Banking giant HSBC won a legal bid today to clear out anti-capitalist protesters from a public space below the bank's Asian headquarters in Hong Kong.
A judge ruled that the activists must leave by 9pm on August 27.
Occupy protesters have been living under the bank's headquarters since October last year, when protesters in Hong Kong joined others around the world in demonstrating against corporate excess and economic inequality.
About a dozen activists are still living in the large open space on the ground floor of the HSBC building which was occupied by more than 200 protesters at the height of the movement.
The activists have made themselves at home by setting up tents, tables, sofas and chairs, bookcases, lamps and gas cookers.

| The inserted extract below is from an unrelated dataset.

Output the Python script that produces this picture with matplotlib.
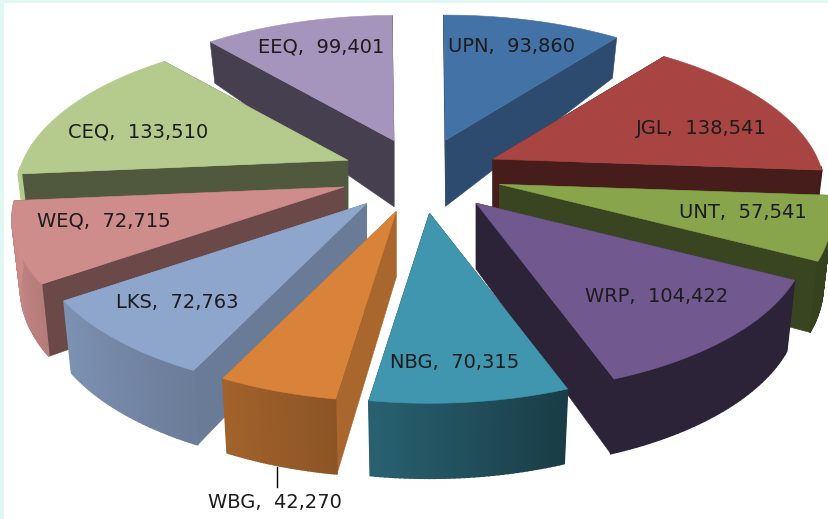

They have outlasted many other Occupy encampments around the world that have been shut down by authorities and their members have vowed not to budge.
"We've never asked for permission from the law, we've never asked for permission from the courts, we've never asked for permission from HSBC," said Occupy activist Nin Chan.
"From the very beginning we've never recognised these authorities as legitimate."
While HSBC owns the land, it's legally designated as a public passageway.
The judge ruled that the activists' use of the space goes beyond the land's designated use.
"We welcome the court ruling, and we look forward to the occupiers following the court order," said optimistic HSBC spokesman Gareth Hewett.